▸ TASK TO CARRY OUT:
Take the lines from the beginning of the material through the line containing "valores = [396, 233, 19, 19, 14, 21]" and retype them exactly, leaving the pictures out.

[Items from a data source]

········

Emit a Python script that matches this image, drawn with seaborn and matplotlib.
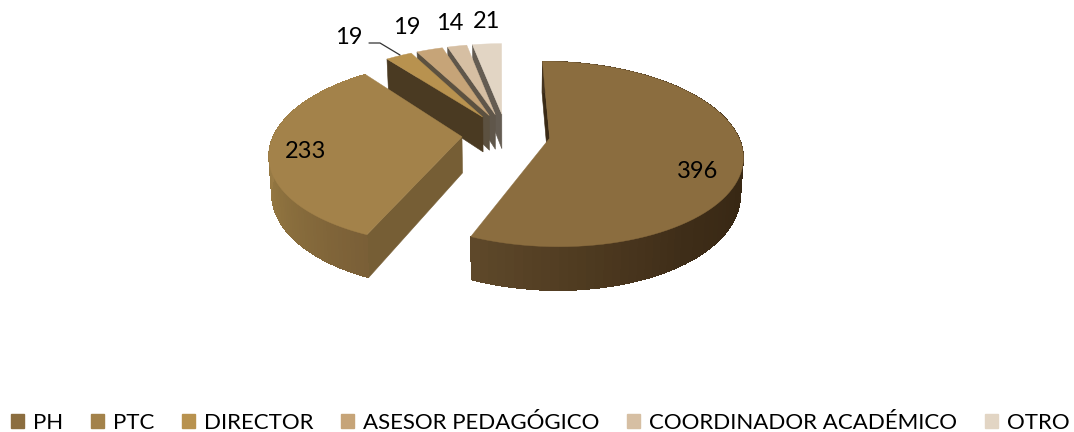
import numpy as np
import seaborn as sns
import matplotlib.pyplot as plt
from matplotlib.colors import to_rgb
from matplotlib.patches import Patch

categorias = ["PH", "PTC", "DIRECTOR", "ASESOR PEDAGÓGICO", "COORDINADOR ACADÉMICO", "OTRO"]
valores = [396, 233, 19, 19, 14, 21]

colores = ["#8b6d3f", "#a3824a", "#b8924f", "#c6a478", "#d6bfa3", "#e2d5c4"]
colores_pared = ["#3a2a15", "#765e35", "#4a3a22", "#5c5140", "#5f564a", "#645c52"]
# gradient of the outer rim, only the two big slices show it
rim_stops = {0: ["#463520", "#463520", "#463520", "#3c2c17", "#382814", "#3e2d18", "#4e3a20", "#5e482a"],
             1: ["#7a5f37", "#8f733f", "#a08149", "#a5854c"]}

sns.set_theme(style="white")
plt.rcParams["font.family"] = ["Lato", "DejaVu Sans"]

# projection settings, in pixels of the output
CX, CY = 506, 134
A, B = 188, 88.6
PERSP = 0.17
EXPLODE = 0.235
DEPTH = 36
START = -0.3


def project(x, y, z=0.0):
    s = 1 / (1 - PERSP * np.asarray(y))
    return CX + A * np.asarray(x) * s * (1 - 0.012 * z), CY + B * np.asarray(y) * s + DEPTH * s * z


def rim_color(stops, t):
    rgb = np.array([to_rgb(c) for c in stops])
    pos = np.linspace(0, 1, len(stops))
    return [float(np.interp(t, pos, rgb[:, k])) for k in range(3)]


fig = plt.figure(figsize=(10.74, 4.32), dpi=100)
ax = fig.add_axes([0, 0, 1, 1])
ax.set_xlim(0, 1074)
ax.set_ylim(432, 0)
ax.axis("off")

total = sum(valores)
bordes = START + np.concatenate([[0], np.cumsum(valores)]) * 360 / total

# back slices first, the two big ones on top of them
for i in [5, 4, 3, 2, 1, 0]:
    a0, a1 = bordes[i], bordes[i + 1]
    mid = np.radians((a0 + a1) / 2)
    ox, oy = EXPLODE * np.sin(mid), -EXPLODE * np.cos(mid)
    th = np.radians(np.linspace(a0, a1, 90))
    xs, ys = ox + np.sin(th), oy - np.cos(th)

    # wall of the cut at the start angle
    px, py = project([ox, xs[0], xs[0], ox], [oy, ys[0], ys[0], oy], np.array([0, 0, 1, 1]))
    ax.fill(px, py, color=colores_pared[i], lw=0.4)

    # outer rim
    if i in rim_stops:
        for j in range(len(th) - 1):
            k = min(j + 2, len(th) - 1)
            xq = [xs[j], xs[k], xs[k], xs[j]]
            yq = [ys[j], ys[k], ys[k], ys[j]]
            px, py = project(xq, yq, np.array([0, 0, 1, 1]))
            c = rim_color(rim_stops[i], j / (len(th) - 2))
            ax.fill(px, py, color=c, lw=0, antialiased=False)

    # top face
    px, py = project(np.r_[ox, xs], np.r_[oy, ys])
    ax.fill(px, py, color=colores[i], lw=0.3)

ax.plot([369, 380, 400], [43, 43, 55], color="#333333", lw=0.9)

etiquetas_pos = [(698, 171), (306, 151), (349, 37), (407, 27), (450, 24), (487, 22)]
for v, (tx, ty) in zip(valores, etiquetas_pos):
    ax.text(tx, ty, str(v), ha="center", va="center", fontsize=17, color="black")

handles = [Patch(color=c, label=n) for c, n in zip(sns.color_palette(colores), categorias)]
fig.legend(handles=handles, loc="lower center", bbox_to_anchor=(0.503, -0.049), ncol=6, frameon=False,
           fontsize=16, handlelength=0.6, handleheight=0.6, handletextpad=0.4,
           columnspacing=1.24, labelcolor="black")

fig.savefig("out.png", dpi=100)
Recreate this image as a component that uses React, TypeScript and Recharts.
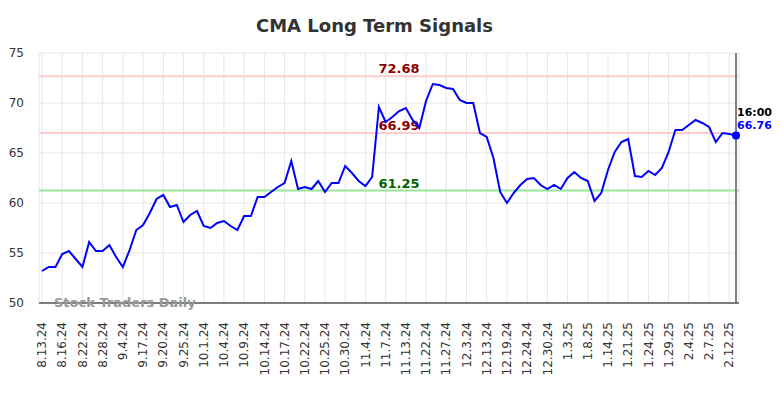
import React from 'react';
import { LineChart, Line, XAxis, YAxis, CartesianGrid, ReferenceLine } from 'recharts';

const tickLabels = [
  '8.13.24', '8.16.24', '8.22.24', '8.28.24', '9.4.24', '9.17.24', '9.20.24', '9.25.24',
  '10.1.24', '10.4.24', '10.9.24', '10.14.24', '10.17.24', '10.22.24', '10.25.24', '10.30.24',
  '11.4.24', '11.7.24', '11.13.24', '11.22.24', '11.27.24',
  '12.3.24', '12.13.24', '12.19.24', '12.24.24', '12.30.24',
  '1.3.25', '1.8.25', '1.14.25', '1.21.25', '1.24.25', '1.29.25',
  '2.4.25', '2.7.25', '2.12.25',
];

const prices = [
  53.2, 53.6, 53.6, 54.9, 55.2, 54.4, 53.6, 56.1, 55.2, 55.2,
  55.8, 54.6, 53.6, 55.3, 57.3, 57.8, 59.0, 60.4, 60.8, 59.6,
  59.8, 58.1, 58.8, 59.2, 57.7, 57.5, 58.0, 58.2, 57.7, 57.3,
  58.7, 58.7, 60.6, 60.6, 61.1, 61.6, 62.0, 64.2, 61.4, 61.6,
  61.4, 62.2, 61.1, 62.0, 62.0, 63.7, 63.0, 62.2, 61.7, 62.6,
  69.6, 68.1, 68.6, 69.2, 69.5, 68.3, 67.5, 70.2, 71.9, 71.8,
  71.5, 71.4, 70.3, 70.0, 70.0, 67.0, 66.6, 64.5, 61.1, 60.0,
  61.0, 61.8, 62.4, 62.5, 61.8, 61.4, 61.8, 61.4, 62.5, 63.1,
  62.5, 62.2, 60.2, 61.0, 63.3, 65.1, 66.1, 66.4, 62.7, 62.6,
  63.2, 62.8, 63.5, 65.1, 67.3, 67.3, 67.8, 68.3, 68.0, 67.6,
  66.1, 67.0, 66.9, 66.76,
];

const yTicks = [50, 55, 60, 65, 70, 75];
const upperSignal = 72.68;
const midSignal = 66.99;
const lowerSignal = 61.25;
const lastTime = '16:00';
const title = 'CMA Long Term Signals';
const watermark = 'Stock Traders Daily';

const TICK_STEP = 3;
const data = prices.map((v, i) => ({ i, v }));
const lastIndex = prices.length - 1;
const xTicks = tickLabels.map((_, k) => k * TICK_STEP);

const FONT = '"DejaVu Sans", sans-serif';

const XTick = (props: any) => {
  const { x, y, payload } = props;
  const label = tickLabels[Math.round(payload.value / TICK_STEP)] ?? '';
  return (
    <g transform={`translate(${x},${y})`}>
      <text
        transform="rotate(-90)"
        x={0}
        y={0}
        dy="0.35em"
        textAnchor="end"
        fill="#333"
        fontSize={12}
        fontFamily={FONT}
      >
        {label}
      </text>
    </g>
  );
};

const makeRefLabel = (text: string, color: string) => (props: any) => {
  const vb = props.viewBox || {};
  const cx = vb.x + vb.width / 2 + 10;
  return (
    <text
      x={cx}
      y={vb.y - 3}
      textAnchor="middle"
      fill={color}
      fontSize={13}
      fontWeight="bold"
      fontFamily={FONT}
    >
      {text}
    </text>
  );
};

const LastDot = (props: any) => {
  const { cx, cy, index } = props;
  if (index !== lastIndex) return <g key={`d${index}`} />;
  return (
    <g key={`d${index}`}>
      <circle cx={cx} cy={cy} r={4} fill="#0000ff" />
      <text x={cx + 1} y={cy - 19.5} fill="#000" fontSize={11} fontWeight="bold" fontFamily={FONT}>
        {lastTime}
      </text>
      <text x={cx + 1} y={cy - 6} fill="#0000ff" fontSize={11} fontWeight="bold" fontFamily={FONT}>
        {prices[lastIndex].toFixed(2)}
      </text>
    </g>
  );
};

export default function App() {
  return (
    <div style={{ position: 'absolute', left: 0, top: 0, width: 784, height: 398, background: '#fff' }}>
      <LineChart
        width={784}
        height={398}
        data={data}
        margin={{ top: 53, right: 45, left: 0, bottom: 35 }}
      >
        <CartesianGrid stroke="#e6e6e6" strokeWidth={1} />
        <XAxis
          dataKey="i"
          type="number"
          domain={[0, lastIndex]}
          ticks={xTicks}
          interval={0}
          padding={{ left: 3, right: 3 }}
          height={60}
          tickLine={false}
          tickSize={0}
          tickMargin={19}
          axisLine={{ stroke: '#555', strokeWidth: 1.5 }}
          tick={<XTick />}
        />
        <YAxis
          type="number"
          domain={[50, 75]}
          ticks={yTicks}
          width={39}
          axisLine={false}
          tickLine={false}
          tickSize={6}
          tickMargin={9}
          tick={{ fill: '#333', fontSize: 12, fontFamily: FONT }}
        />
        <ReferenceLine y={upperSignal} stroke="#ffcccc" strokeWidth={2} label={makeRefLabel(upperSignal.toFixed(2), '#8b0000')} />
        <ReferenceLine y={midSignal} stroke="#ffcccc" strokeWidth={2} label={makeRefLabel(midSignal.toFixed(2), '#8b0000')} />
        <ReferenceLine y={lowerSignal} stroke="#99e699" strokeWidth={2} label={makeRefLabel(lowerSignal.toFixed(2), '#006400')} />
        <ReferenceLine x={lastIndex} stroke="#808080" strokeWidth={2} />
        <Line
          type="linear"
          dataKey="v"
          stroke="#0000ff"
          strokeWidth={2}
          dot={LastDot}
          activeDot={false}
          isAnimationActive={false}
        />
      </LineChart>
      <svg
        width={784}
        height={398}
        style={{ position: 'absolute', left: 0, top: 0, pointerEvents: 'none' }}
      >
        <text x={374.5} y={32} textAnchor="middle" fill="#333" fontSize={18} fontWeight="bold" fontFamily={FONT}>
          {title}
        </text>
        <text x={54} y={306.5} fill="#999" fontSize={13} fontWeight="bold" fontFamily={FONT}>
          {watermark}
        </text>
      </svg>
    </div>
  );
}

········

▸ THE OUTPUT:
Emit a Python script that matches this image, drawn with seaborn and matplotlib.
import numpy as np
import seaborn as sns
import matplotlib.pyplot as plt
from matplotlib.colors import to_rgb
from matplotlib.patches import Patch

categorias = ["PH", "PTC", "DIRECTOR", "ASESOR PEDAGÓGICO", "COORDINADOR ACADÉMICO", "OTRO"]
valores = [396, 233, 19, 19, 14, 21]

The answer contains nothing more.